Fuck her! If the child gets a better female figure in her life - all good! Countless numbers of us have sperm donor dads for our dc, if there’s a decent stepdad to assume male role model, where is the harm?

Watchingthyme · 04/08/2019 14:03

You’ll definitely need more support. At some point she will come back. Of that there’s no doubt.

They always come back, as you have experienced

You really need to get some therapy for it all to try and unpick what’s happened so you don’t go back.

Grumpelstilskin · 04/08/2019 16:13

There is something about this entire thread that does not sit right at all. Of course, there are both male and female narcissists. If this is a genuine post then I wish the OP luck with moving on. But my gut feeling just keeps screaming out, reading all of the humble bragging bits. OP’s posts are just a bit too faux humble and saint-like and it just all really reads a bit too OTT. I am probably an old cynical moo but I have come across some truly manipulative shysters in my life and I have this really strong feeling that OP is actually the manipulative narcissist in this entire story. He just bandies all of these terms around so freely and easily, is far too well versed with the psychobabble, lapping up the support and the attention. He may have even cast out a few baits for some sympathetic single Mumsnetters... OP almost appears to be gloating that 95% of people on his thread bought his tale of woe and is bristling with indignation about some posters sussing him out. I am very worried for his ex and hope she will stay away because I got a really strong feeling that roles are truly inverted and that OP is a particularly manipulative version of the ‘Sensitive Man’ described so aptly by Lundy Bancroft. Far from being the victim, I get this very strong sense that OP is a master manipulator and so adept at gaslighting that he has done such a number on this woman and probably on her DD. In fact, I get the feeling that the DD is the pawn here and has been used to get his ex to come back a couple of times after managing to break free. And far from also being a narcissist, I reckon that the mother of his ex, actually had him sussed and he is full of narcissistic rage that she won’t buy his psychobabble and probably tries to protect her daughter. Reading this made me shudder. I wonder if his ex is on MN and he is taunting, baiting and still trying to emotionally abuse her by coming on here with his twisted version.

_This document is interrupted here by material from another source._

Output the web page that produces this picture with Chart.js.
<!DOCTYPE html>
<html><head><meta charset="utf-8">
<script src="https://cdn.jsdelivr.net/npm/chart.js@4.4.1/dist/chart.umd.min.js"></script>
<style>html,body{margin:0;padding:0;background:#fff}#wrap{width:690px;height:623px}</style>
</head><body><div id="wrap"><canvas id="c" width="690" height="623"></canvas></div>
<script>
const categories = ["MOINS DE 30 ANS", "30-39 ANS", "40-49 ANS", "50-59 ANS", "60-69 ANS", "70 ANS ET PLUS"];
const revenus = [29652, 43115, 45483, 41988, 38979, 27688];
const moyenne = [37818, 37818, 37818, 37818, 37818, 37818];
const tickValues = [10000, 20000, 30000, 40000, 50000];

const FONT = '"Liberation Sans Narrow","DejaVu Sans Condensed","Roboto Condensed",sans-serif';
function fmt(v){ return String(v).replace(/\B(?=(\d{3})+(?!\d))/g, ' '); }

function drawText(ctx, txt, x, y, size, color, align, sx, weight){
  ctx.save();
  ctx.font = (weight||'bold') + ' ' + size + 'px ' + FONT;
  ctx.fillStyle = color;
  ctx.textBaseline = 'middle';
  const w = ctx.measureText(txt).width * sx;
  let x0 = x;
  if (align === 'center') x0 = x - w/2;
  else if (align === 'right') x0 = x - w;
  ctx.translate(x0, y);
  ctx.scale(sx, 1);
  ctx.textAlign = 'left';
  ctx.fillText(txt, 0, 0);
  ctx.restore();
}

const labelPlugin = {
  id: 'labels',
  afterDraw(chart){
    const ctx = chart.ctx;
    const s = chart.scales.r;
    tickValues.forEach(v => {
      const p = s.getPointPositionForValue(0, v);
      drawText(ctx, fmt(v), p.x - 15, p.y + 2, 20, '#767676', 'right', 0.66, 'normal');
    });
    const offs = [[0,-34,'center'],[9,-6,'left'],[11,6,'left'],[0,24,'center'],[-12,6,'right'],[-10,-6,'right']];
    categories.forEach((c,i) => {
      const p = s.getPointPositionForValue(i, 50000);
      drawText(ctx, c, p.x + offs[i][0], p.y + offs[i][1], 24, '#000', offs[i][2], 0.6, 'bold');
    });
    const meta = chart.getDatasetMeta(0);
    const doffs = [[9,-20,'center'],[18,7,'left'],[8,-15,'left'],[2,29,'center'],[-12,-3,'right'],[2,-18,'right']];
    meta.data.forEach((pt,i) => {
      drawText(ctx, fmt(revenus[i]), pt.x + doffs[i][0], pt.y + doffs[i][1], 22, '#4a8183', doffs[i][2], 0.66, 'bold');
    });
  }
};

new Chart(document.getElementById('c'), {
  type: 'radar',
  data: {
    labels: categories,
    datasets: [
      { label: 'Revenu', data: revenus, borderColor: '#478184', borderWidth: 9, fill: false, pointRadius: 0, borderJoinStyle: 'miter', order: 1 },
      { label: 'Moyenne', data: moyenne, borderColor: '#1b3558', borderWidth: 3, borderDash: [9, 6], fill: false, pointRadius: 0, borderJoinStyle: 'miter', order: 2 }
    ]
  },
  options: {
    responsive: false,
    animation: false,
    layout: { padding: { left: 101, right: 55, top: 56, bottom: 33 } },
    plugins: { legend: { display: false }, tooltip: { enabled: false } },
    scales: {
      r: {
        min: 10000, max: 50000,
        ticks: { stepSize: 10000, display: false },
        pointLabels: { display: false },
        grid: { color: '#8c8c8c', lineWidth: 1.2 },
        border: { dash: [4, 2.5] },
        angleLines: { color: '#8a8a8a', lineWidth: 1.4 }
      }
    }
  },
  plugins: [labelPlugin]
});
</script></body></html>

blankstares · 04/08/2019 16:14

Don't leave because of a few posters. There will always be people who disagree but the marjority will support you!

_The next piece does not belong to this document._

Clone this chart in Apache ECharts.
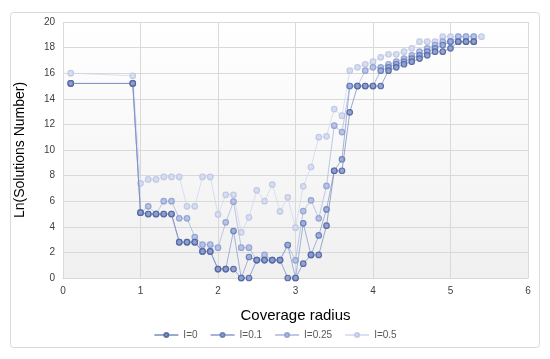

Sometimes I think men on MN can't win. Even when there is a seemingly nice and responsible man/father who posts for advice you get a few people who want to put you down. I would just ignore them. If it was the other way around they would be slagging off the husband in an instant. Please do stay and get support from those that do want to hear your story!

blankstares · 04/08/2019 16:16

Grumple - I bet you wouldn't be saying that or even letting it cross your mind if OP was a woman!

Grumpelstilskin · 04/08/2019 16:26

Yes and no. I have met a few of his ilk and there is something quite typical about the whole mannerism of a very manipulative man. I have reported my concerns about this.